I've been developing software since before the Apple App store existed, so I have a before and after picture of what the app store has done for me in terms of being a developer, and what it's done for consumers alike.
If I were to sum up the last ten years of the App store experience as a developer, put simply in a Haiku-like format - "Apps have changed our lives, money came and went, the herd is now thinning." From a consumer side in the same format - "Most apps suck, and should all be free, when is the next iPhone coming out?".
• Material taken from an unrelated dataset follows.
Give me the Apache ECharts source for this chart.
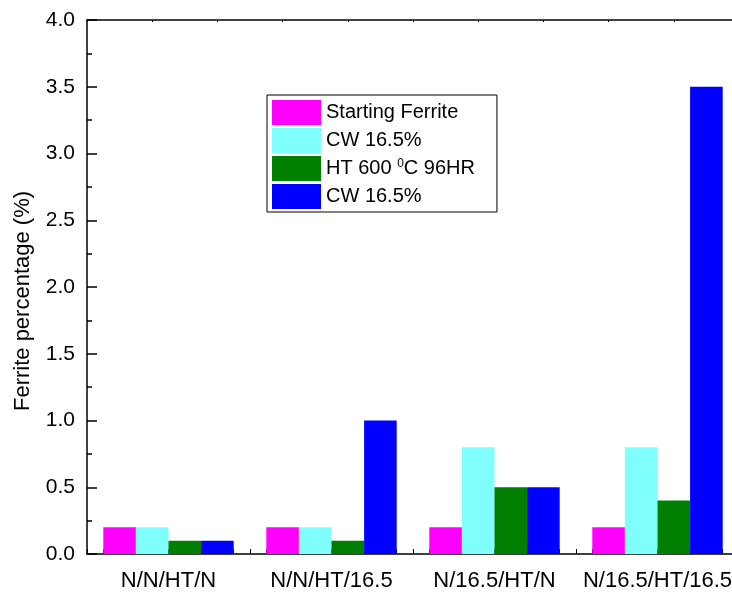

Recently Apple celebrated the App Store's 10th anniversary, and with it came a rush of perspectives from all over the web about what ten years of "apps" really mean. Christian Henschel, Co-Founder, and CEO of Adjust, noted about their new research of more than six years work of mobile analytics, “Our research shows that as app releases have slowed down, updates have increased. But far from spelling the end of the “app economy,” the move only shows that the industry is becoming more mature. The App Store’s achieved remarkable growth in the past ten years (and we have been part of the mobile ecosystem since more than six years), and we’re looking forward to seeing what the next decade brings.”
As you'll see, the App Store has mushroomed over the last ten years. However app releases peaked in 2016, which saw an average 83,000 apps released per month. The dip in the graph shows when the App Store notoriously went down for part of August 2016, leading to a backlog of apps which needed to be uploaded once it came back up, hence the spike in September 2016.
The number of app releases is slowly tapering off, as developers look to focus on improving current apps rather than releasing new ones - and avoiding saturating the App Store even more. This is wise: our benchmark tool shows that 80% of app users are gone after the second day after install, so focusing on the user experience is key to retention.
In 2012, Adjust (known as adeven at the time) coined the term “Zombie App” to describe an app that does not attract enough measurable attention to regularly receive rankings in the Apple App Store top lists. The line between living and Zombie Apps was set conservatively - an app had to rank on any of the 39,171 App Store top lists on two out of three days over the month.
So what does this ultimately mean? If the app does not advertise and does not appear on any of the top lists, it is virtually invisible to the user, unless that user is specifically searching for it.
Data was sourced from Adjust’s apptrace database in June 2018.